Angin berhembus pelan di sela pepohonan bambu, membawa aroma kayu tua dan tanah lembap. Suasana begitu tenang, tapi juga membuat bulu kuduk sedikit berdiri. Bukan karena takut, melainkan karena rasa hormat yang mendalam. Di Kete’ Kesu, kehidupan dan kematian tidak berjarak. Semuanya menyatu dalam harmoni yang sulit dijelaskan dengan logika.
Buntu Burake dan Kembali ke Makassar
Perjalanan kami berlanjut menuju Patung Yesus Buntu Burake, salah satu ikon spiritual sekaligus wisata terbaru di Tana Toraja.
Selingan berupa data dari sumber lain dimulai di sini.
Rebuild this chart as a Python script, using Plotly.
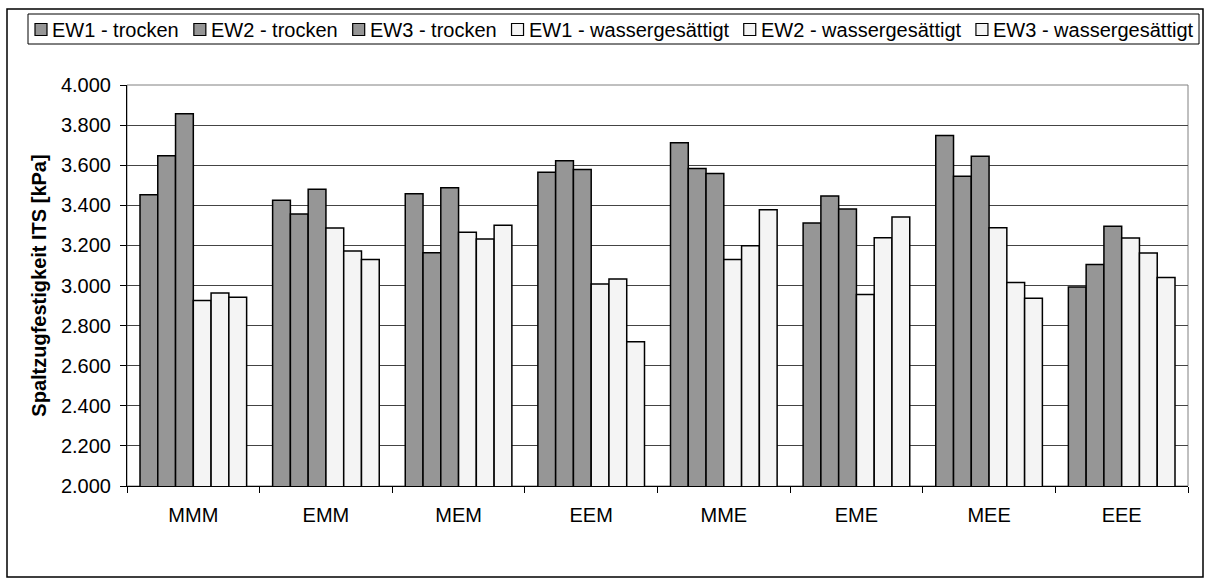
import plotly.graph_objects as go

categories = ["MMM", "EMM", "MEM", "EEM", "MME", "EME", "MEE", "EEE"]

ew1_trocken = [3453, 3425, 3457, 3565, 3712, 3312, 3748, 2993]
ew2_trocken = [3647, 3357, 3163, 3622, 3583, 3447, 3545, 3105]
ew3_trocken = [3857, 3480, 3487, 3578, 3558, 3382, 3645, 3295]
ew1_nass = [2925, 3287, 3265, 3008, 3130, 2955, 3288, 3237]
ew2_nass = [2963, 3172, 3232, 3032, 3198, 3238, 3015, 3162]
ew3_nass = [2942, 3130, 3300, 2720, 3378, 3342, 2937, 3040]

series_names = [
    "EW1 - trocken", "EW2 - trocken", "EW3 - trocken",
    "EW1 - wassergesättigt", "EW2 - wassergesättigt", "EW3 - wassergesättigt",
]
series_values = [ew1_trocken, ew2_trocken, ew3_trocken, ew1_nass, ew2_nass, ew3_nass]
series_colors = ["#969696"] * 3 + ["#f4f4f4"] * 3

y_title = "Spaltzugfestigkeit ITS [kPa]"

W, H = 1206, 579
L, R, T, B = 127, 1188, 85, 486
pw, ph = R - L, B - T
FS = 20
FONT = "Liberation Sans, Arial, sans-serif"


def px_x(x):
    return (x - L) / pw


def px_y(y):
    return (B - y) / ph


# Arial / Liberation Sans advance widths (1/1000 em) for legend layout
AW = {"E": 667, "W": 944, "1": 556, "2": 556, "3": 556, " ": 278, "-": 333,
      "t": 278, "r": 333, "o": 556, "c": 500, "k": 500, "e": 556, "n": 556,
      "w": 722, "a": 556, "s": 500, "g": 556, "ä": 556, "i": 222}


def text_w(s, size):
    return sum(AW.get(ch, 556) for ch in s) * size / 1000.0


fig = go.Figure()
for name, vals, col in zip(series_names, series_values, series_colors):
    fig.add_trace(go.Bar(
        x=categories, y=vals, name=name, showlegend=False,
        marker=dict(color=col, line=dict(color="#000000", width=1.5)),
    ))

# manual legend (symbol directly beside text, as in the reference)
leg_x0, leg_x1, leg_y0, leg_y1 = 28, 1199, 14, 44
sym = 12
sym_gap = 5
pad_l, pad_r = 7, 6
widths = [text_w(n, FS) for n in series_names]
free = (leg_x1 - pad_r) - (leg_x0 + pad_l) - sum(widths) - len(series_names) * (sym + sym_gap)
item_gap = free / (len(series_names) - 1)
shapes = [
    dict(type="rect", xref="paper", yref="paper", x0=0, x1=1, y0=0, y1=1,
         line=dict(color="#808080", width=1), layer="below"),
    dict(type="rect", xref="paper", yref="paper",
         x0=px_x(7), x1=px_x(1203), y0=px_y(577), y1=px_y(9),
         line=dict(color="#000000", width=1.5), layer="below"),
    dict(type="rect", xref="paper", yref="paper",
         x0=px_x(leg_x0), x1=px_x(leg_x1), y0=px_y(leg_y1), y1=px_y(leg_y0),
         line=dict(color="#000000", width=1), fillcolor="white", layer="below"),
]
annotations = []
cy = (leg_y0 + leg_y1) / 2 + 0.5
cx = leg_x0 + pad_l
for name, col, w in zip(series_names, series_colors, widths):
    shapes.append(dict(type="rect", xref="paper", yref="paper",
                       x0=px_x(cx), x1=px_x(cx + sym),
                       y0=px_y(cy + sym / 2), y1=px_y(cy - sym / 2),
                       line=dict(color="#000000", width=1.2), fillcolor=col))
    annotations.append(dict(text=name, xref="paper", yref="paper",
                            x=px_x(cx + sym + sym_gap - 2), y=px_y(cy),
                            xanchor="left", yanchor="middle", showarrow=False,
                            font=dict(family=FONT, size=FS, color="#000000")))
    cx += sym + sym_gap + w + item_gap

fig.update_layout(
    width=W, height=H,
    margin=dict(l=L, r=W - R, t=T, b=H - B, pad=0),
    paper_bgcolor="white", plot_bgcolor="white",
    barmode="group", bargap=0.196, bargroupgap=0,
    separators=",.",
    font=dict(family=FONT, size=FS, color="#000000"),
    showlegend=False,
    xaxis=dict(
        type="category", showgrid=False, showline=True, linecolor="#000000", linewidth=1,
        ticks="outside", tickson="boundaries", ticklen=6, tickcolor="#000000",
        tickfont=dict(family=FONT, size=FS), ticklabelstandoff=11,
    ),
    yaxis=dict(
        range=[2000, 4000], dtick=200, tickformat=",d",
        showgrid=True, gridcolor="#444444", gridwidth=1,
        showline=True, linecolor="#000000", linewidth=1,
        ticks="outside", ticklen=6, tickcolor="#000000",
        tickfont=dict(family=FONT, size=FS), ticklabelstandoff=5,
        title=dict(text="<b>" + y_title + "</b>", font=dict(family=FONT, size=FS), standoff=8),
        zeroline=False,
    ),
    shapes=shapes,
    annotations=annotations,
)

fig.write_html("out.html")
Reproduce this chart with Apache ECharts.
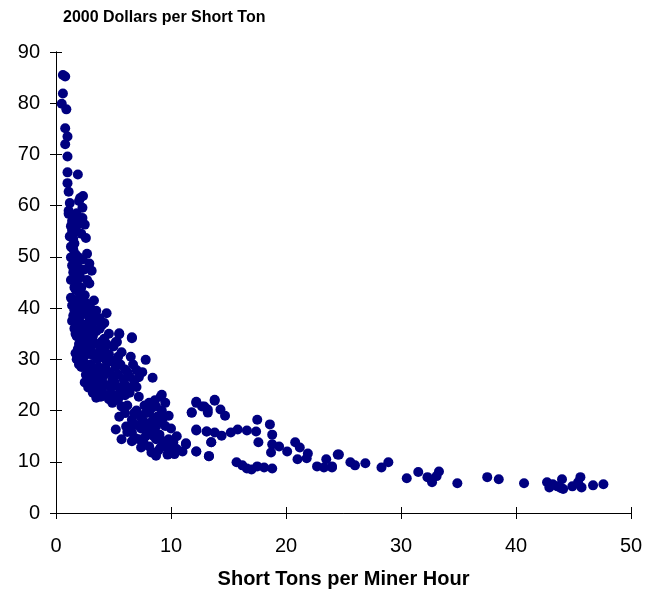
<!DOCTYPE html>
<html>
<head>
<meta charset="utf-8">
<script src="https://cdn.jsdelivr.net/npm/echarts@6/dist/echarts.min.js"></script>
<style>html,body{margin:0;padding:0;background:#fff;}#c{width:657px;height:595px;}</style>
</head>
<body>
<div id="c"></div>
<script>
const chartTitle = "2000 Dollars per Short Ton";
const xAxisName = "Short Tons per Miner Hour";
const xTicks = [0, 10, 20, 30, 40, 50];
const yTicks = [0, 10, 20, 30, 40, 50, 60, 70, 80, 90];

// [tons per miner hour, dollars per short ton]
const steepPoints = [
  [0.6,85.5],[0.8,85.2],[0.6,81.9],[0.5,79.9],[0.9,78.8],[0.8,75.1],[1.0,73.5],[0.8,72.0],
  [1.0,69.6],[1.0,66.5],[1.9,66.1],[1.0,64.4],[1.1,62.7],[2.1,61.5],[2.35,61.9],[2.3,59.6],
  [1.1,59.0],[2.0,60.9],[1.1,58.4],[1.4,57.0],[2.3,57.6],[2.5,56.3],[1.4,55.1],[2.6,53.7],
  [1.6,52.6],[1.5,51.5],[2.7,50.6],[1.3,49.9],[1.4,48.3],[2.9,48.7],[3.1,47.3],[1.65,46.8],
  [1.8,45.0],[2.9,44.8],[1.75,43.5],[2.0,41.9],[1.6,39.6],[1.2,54.0],[1.5,53.5],[1.7,50.5],
  [1.9,48.0],[2.1,46.0],[1.5,47.0],[2.2,44.0],[2.5,42.5],[2.0,43.5],[1.9,50.0],[1.3,52.0],
  [1.3,56],[1.6,58],[1.8,55],[2.2,54.5],[1.6,49],[2.3,49.5],[2.4,47.5],[1.9,46.5],[1.3,45.5],
  [1.6,44],[2.3,42],[2.7,45.5],[1.8,58.5],[2.0,56.5],[1.2,60.5]
];
const clusterPoints = [
  [1.7,41],[2.2,40.5],[2.6,41],[3.0,40],[3.3,41.5],[2.4,39],[1.5,38.5],[2.0,38],[2.8,38.5],
  [3.5,39.5],[3.8,38],[4.4,39.0],[4.2,37.1],[1.4,37.5],
  [1.6,36],[2.0,37.6],[2.9,38.2],[2.3,36],[2.7,35],[3.1,36.5],[3.5,35.5],[4.0,36.7],[3.2,34.5],
  [1.8,34.5],[2.4,34],[4.6,35],[5.5,35.1],[5.3,33.4],[6.6,34.1],[5.5,34.9],[6.6,34.3],[5.2,33.4],[4.2,34],
  [1.9,32],[2.2,30.5],[2.6,33],[3.0,32],[3.4,31],[3.8,33],[4.2,32],[4.6,31],[5.0,32.5],[1.8,30],
  [2.5,31.5],[3.6,30],[4.0,30.5],[5.7,31.4],[6.5,30.5],[4.8,29.8],[3.2,33.5],
  [2.2,28.5],[2.6,27],[3.0,29],[3.4,28],[3.9,27],[4.3,28.5],[4.7,27.5],[5.2,28.5],[5.6,29],[6.0,28],
  [7.8,29.9],[7.5,27.5],[8.4,26.4],[7.0,27.9],[6.4,26.6],[5.9,26.0],[2.8,26],[3.3,26.5],[4.0,26],
  [4.9,26],[5.4,27],
  [2.8,24.5],[3.2,23.5],[3.6,25],[4.0,24],[4.4,23],[4.8,24.5],[5.2,23],[7.0,24.6],[6.4,23.5],
  [5.7,23.5],[3.9,22.7],[3.5,22.5],[6.0,25],[4.6,22.2],
  [1.3,42],[1.4,40.5],[1.8,39.5],[2.1,39.5],[2.6,39.8],[3.1,38.5],[3.4,37.5],[3.8,36],[1.7,35],
  [1.9,36.3],[2.2,35],[2.6,36.8],[3.0,35.2],[2.5,33.2],[2.9,33.8],[3.5,33],[4.0,33.5],[4.4,33],
  [1.7,31.2],[2.0,33],[2.3,32],[2.7,31],[3.2,30.8],[3.8,31.5],[4.3,30],[2.0,29],[2.4,29.5],
  [2.8,28.5],[3.2,27.2],[3.7,28.5],[4.2,27],[4.5,29.5],[5.0,29.5],[5.4,30.5],[2.5,25.5],[3.0,25],
  [3.5,24],[3.9,25.5],[4.3,25],[4.7,23.2],[5.1,25.5],[5.5,24.5],[5.0,21.8],[5.4,22.2],[6.0,23],
  [6.3,24.5],[6.8,25.8],[6.2,27.5],[6.7,29],[7.2,26.5]
];
const bandPoints = [
  [4.9,21.5],[5.7,20.8],[7.2,22.7],[8.1,21.5],[9.1,22.7],[8.7,20.8],[8.8,18.8],[8.1,19.6],[7.5,18.2],
  [6.6,18.2],[6.1,16.9],[5.2,16.3],[5.7,14.4],[6.6,15.7],[7.2,14.4],[8.1,15.9],[8.7,16.9],[9.0,15.3],
  [8.1,13.0],[8.7,14.4],[9.8,14.4],[10.0,12.8],[9.7,11.4],[8.3,11.8],[9.1,12.8],[11.3,13.6],[12.2,12.0],
  [13.3,11.1],[12.2,21.5],[11.8,19.6],[12.9,20.8],[13.2,20.2],[13.8,22.1],[12.2,16.3],[13.1,15.9],
  [13.5,13.8],[6.2,21],[7.0,20],[7.7,21],[6.8,19.5],[7.9,17.5],[8.4,18],[9.3,18.5],[9.5,17],[9.2,20],
  [7.4,16.5],[9.5,13.5],[10.2,13.8],[10.3,11.5],[8.9,12.2],[7.6,13.8],[9.2,23.1],
  [5.5,18.8],[6.0,19.5],[6.5,17],[7.0,17.2],[7.3,19],[7.8,19.5],[8.3,20.5],[8.6,22],[9.5,21.5],
  [9.8,19],[10.0,16.5],[9.0,17.8],[8.4,16.5],[7.8,15],[6.9,14.6],[6.2,15.8],[8.5,15],[9.3,14],
  [10.5,15],[9.7,12.6],[10.5,12.5],[11.0,12],[8.7,11.2],[7.4,12.8],[6.6,14]
];
const midPoints = [
  [12.2,21.7],[11.8,19.6],[12.7,20.8],[13.2,19.6],[13.8,21.9],[14.3,20.2],[14.7,19.0],[10.1,14.0],
  [9.8,11.8],[11.3,13.4],[12.2,16.1],[12.2,12.0],[13.1,15.9],[13.5,13.8],[13.3,11.1],[13.8,15.7],
  [14.4,15.1],[15.2,15.7],[15.8,16.3],[16.6,16.1],[17.5,18.2],[17.4,15.9],[17.6,13.8],[18.6,17.3],
  [18.8,15.3],[18.8,13.4],[18.7,11.8],[19.4,13.0],[20.1,12.0],[20.8,13.8],[21.2,12.8],[21.0,10.5],
  [21.9,11.6],[21.8,10.7],[15.7,9.9],[16.2,9.3],[17.0,8.5],[17.5,9.1],[18.1,8.9],[18.8,8.7],
  [16.6,8.7],[22.7,9.1],[23.5,10.5],[24.0,8.9],[24.5,11.4],[23.3,8.9]
];
const tailPoints = [
  [24.6,11.4],[24.0,9.1],[25.6,9.9],[26.0,9.3],[26.9,9.7],[28.3,8.9],[28.9,9.9],[30.5,6.8],
  [31.5,8.0],[32.3,7.0],[32.7,6.0],[33.3,8.1],[33.1,7.2],[34.9,5.8],[37.5,7.0],[38.5,6.6],
  [40.7,5.8],[42.7,6.0],[42.9,5.0],[43.6,5.2],[44.0,6.6],[44.1,4.7],[44.9,5.2],[45.6,7.0],
  [45.7,5.0],[45.4,6.0],[46.7,5.4],[47.6,5.6],[43.2,5.6],[43.9,4.9]
];

const allPoints = steepPoints.concat(clusterPoints, bandPoints, midPoints, tailPoints);
const font = "'Liberation Sans', Arial, sans-serif";

const chart = echarts.init(document.getElementById('c'), null, {renderer: 'canvas'});
const baseX = {
  type: 'value', min: xTicks[0], max: xTicks[xTicks.length - 1], interval: 10,
  position: 'bottom', splitLine: {show: false},
  axisLine: {show: true, onZero: false, lineStyle: {color: '#000', width: 1}},
  axisTick: {show: true, inside: false, length: 6, lineStyle: {color: '#000'}},
  axisLabel: {show: true, color: '#000', fontSize: 20, fontFamily: font, margin: 23},
  name: xAxisName, nameLocation: 'middle', nameGap: 56,
  nameTextStyle: {color: '#000', fontSize: 20, fontWeight: 'bold', fontFamily: font}
};
const baseY = {
  type: 'value', min: yTicks[0], max: yTicks[yTicks.length - 1], interval: 10,
  position: 'left', splitLine: {show: false},
  axisLine: {show: true, onZero: false, lineStyle: {color: '#000', width: 1}},
  axisTick: {show: true, inside: false, length: 6, lineStyle: {color: '#000'}},
  axisLabel: {show: true, color: '#000', fontSize: 20, fontFamily: font, margin: 16}
};
chart.setOption({
  animation: false,
  backgroundColor: '#fff',
  title: {
    text: chartTitle, left: 58, top: 5,
    textStyle: {color: '#000', fontSize: 16, fontWeight: 'bold', fontFamily: font}
  },
  grid: {left: 56, right: 26, top: 52, bottom: 82},
  xAxis: [
    baseX,
    Object.assign({}, baseX, {name: '', axisLabel: {show: false},
      axisTick: {show: true, inside: true, length: 6, lineStyle: {color: '#000'}}})
  ],
  yAxis: [
    baseY,
    Object.assign({}, baseY, {axisLabel: {show: false},
      axisTick: {show: true, inside: true, length: 6, lineStyle: {color: '#000'}}})
  ],
  series: [{
    type: 'scatter', xAxisIndex: 0, yAxisIndex: 0,
    data: allPoints, symbol: 'circle', symbolSize: 10,
    itemStyle: {color: '#000080', opacity: 1}
  }]
});
</script>
</body>
</html>
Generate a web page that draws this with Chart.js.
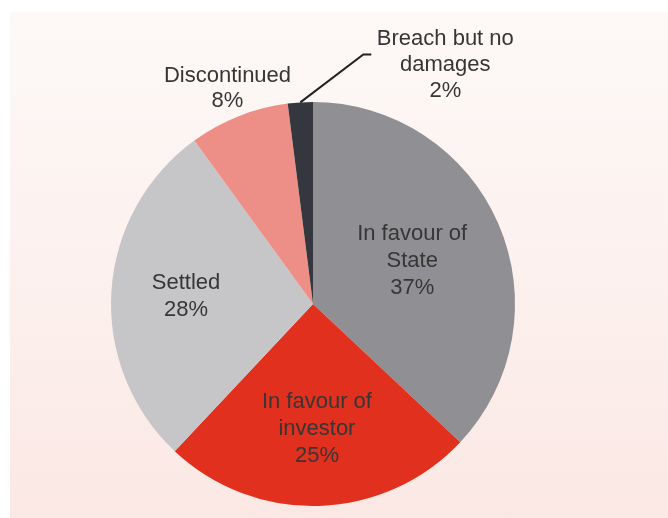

Dari kejauhan, patung setinggi lebih dari 40 meter itu berdiri tegak di puncak bukit, dikelilingi awan yang bergerak pelan — seolah benar-benar menjaga Toraja dari langit.
Perjalanan menuju ke atas penuh kelok dan tanjakan, tapi setiap meter yang kami lalui terasa sepadan. Begitu sampai di puncak, seluruh Tana Toraja terbentang seperti lukisan:sawah hijau, lembah dalam, dan deretan tongkonan kecil di kejauhan, semua terlihat damai di bawah langit biru muda.
Perjalanan kembali ke Makassar diisi dengan keheningan yang nyaman. Pemandangan luar berganti dari pegunungan ke kota, tapi pikiran kami masih tertinggal di kabut Lolai, di sunset Losari, di upacara adat Toraja.
Entah apakah perjalanan seperti ini bisa diulang.
Refleksi
Makassar dan Toraja memberi kami lebih dari sekadar destinasi KKL. Mereka memberi kami cerita untuk diceritakan ulang.
Beberapa tahun berlalu, tapi setiap kali mendengar kata “Tana Toraja” atau melihat Rumah, Tradisi, dan Kehidupan yang Tak Pernah Benar-Benar Usai. Tradisi ini mengajarkan saya banyak hal. Bahwa di Toraja, rumah bukan sekadar tempat tinggal, tapi ruang antara kehidupan dan kematian.
Mungkin karena itu, setiap rumah Tongkonan terasa hangat meski malam di Toraja sangat dingin.
Mungkin karena di sana, kehidupan masih terus berdenyut, bahkan di antara mereka yang telah pergi.